Arte

Viaje interno

Durante todo enero, Gonzalo Landea tendrá dos muestras simultáneas en Cachagua. La exposición exhibe varios años del trabajo de este pintor, que se crió en una familia de grandes artistas y hace tiempo vive en Catapilco. «No necesito viajar para inspirarme», dice.

Para definir una obra maestra, cuenta el pintor chileno Gonzalo Landea, los grandes intelectuales se reunieron en la época del Renacimiento y establecieron tres criterios básicos: tiene que ser rara, original; tiene que parecer que fue hecha con facilidad, que no hubo un mayor esfuerzo; y tiene que estar bien compuesta. “Mi exposición al menos es rara”, dice el artista con risa cuando habla de las muestras simultáneas que estará exhibiendo en el Club Ecuestre de Cachagua y en La Galería, también de Cachagua, durante enero. Vive en la zona hace más de 20 años y de ahí mismo saca las más fascinantes ideas para hacer sus dibujos y pinturas. “Inevitablemente uno pinta un poco donde vive”, cuenta cuando habla de su casa antigua, de adobe, rodeada de dedales de oro y con un estero, en Catapilco. El lugar tiene un misterio especial, no es una casa cualquiera. Con antiguos postigos, en ella está su taller, un espacio en el que el artista echa a volar la imaginación. Todos le dicen que viaje, que conozca otros lugares para buscar inspiración. Pero, aunque vive con su familia, se reconoce más ermitaño y se identifica con los dichos del pintor surrealista Rene Magritte, que decía que él, donde mejor viajaba era en su taller. Por eso mismo, su muestra es una expresión más bien mental.

La exposición Variación de órbitas se compone de 15 dibujos de tamaño estándar y otras nueve pinturas de gran formato. Casi como por esas cosas del destino, un problema pulmonar lo obligó a dejar el óleo de lado y hacer muchas de estas pinturas en acrílico. El tema de la exposición es amplio y en ella abundan los símbolos de la eternidad. Suena vago, dice el pintor, pero agrega que es una muestra completa que abarca desde el agua hasta algunas cruces chamánicas.

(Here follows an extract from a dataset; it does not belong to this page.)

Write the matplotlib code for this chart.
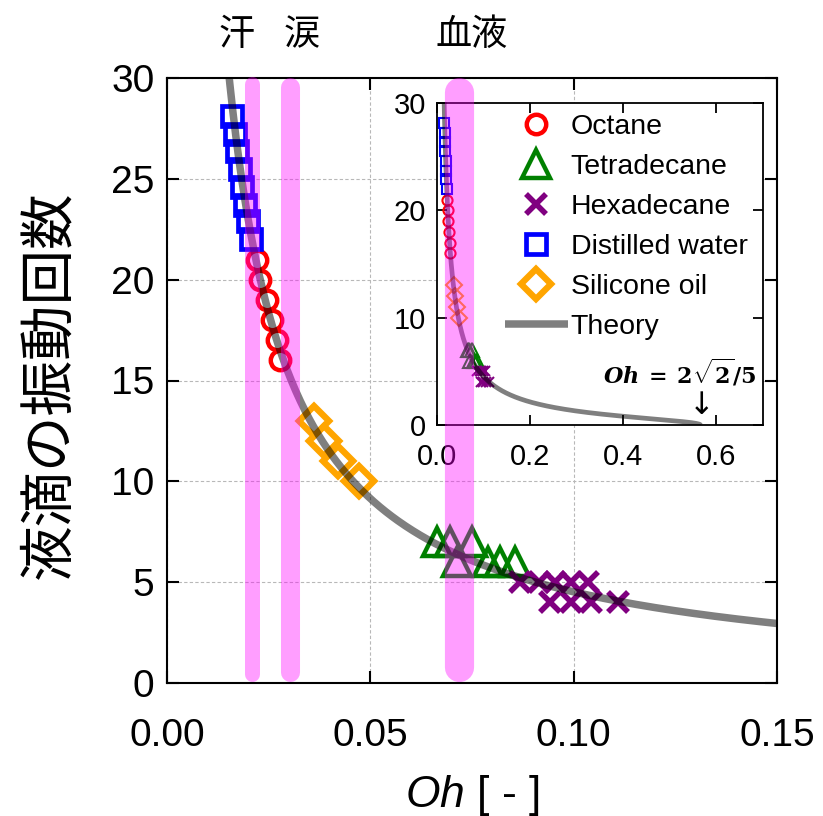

A través de los años los temas que trata no han cambiado mucho. Pero sí la fluidez con la que los aborda. Para él, el avance en su carrera artística tiene que ver con esto, con no trabarse a la hora de hacer un cuadro, con que cada vez se note menos esfuerzo en la obra.

Inquieto, Gonzalo sintió la conexión con el arte desde muy chico. Su casa siempre fue de artistas. Lo tiene en la sangre, su abuelo era el reconocido pintor Pablo Burchard (algunos lo llaman el padre del arte moderno en Chile) y su madre, la también pintora Cuca Burchard. El colegio lo impulsó todavía más en esta dirección. Pero no por incentivo, sino que por negación. “Como los papás no pueden achuntarle a todo, no le achuntaron con los colegios ingleses a los que nos mandaron”, cuenta. Fue al Craighouse, demasiado estructurado para su personalidad. Cuando le pregunto qué lo define como artista, dice que es justamente eso, el haber sido intranquilo, disperso, casi hiperkinético. Con grandes pintores como modelo, uno se imagina que la carga familiar debe ser pesada. Ambos extraordinarios, pero con estilos muy distintos, seguro deben haber tenido una influencia fuerte en el trabajo de Landea, quien dice, se demoró un tiempo en darse cuenta de lo buenos que eran. Aunque de ellos ve reflejado en su trabajo el manejo y búsqueda de la luz, Gonzalo ha logrado construir una estampa propia. “El sello personal es como inevitable… Son cosas que uno no entiende mucho, sólo las hace”, dice.

De pintura aprendió en la Real Academia de San Fernando en Madrid, donde vivió cuatro años con su familia. En Chile, le enseñó Miguel Venegas, que también fue maestro de Matta y Claudio Bravo. Y el resto ha sido un camino que ha formado él mismo.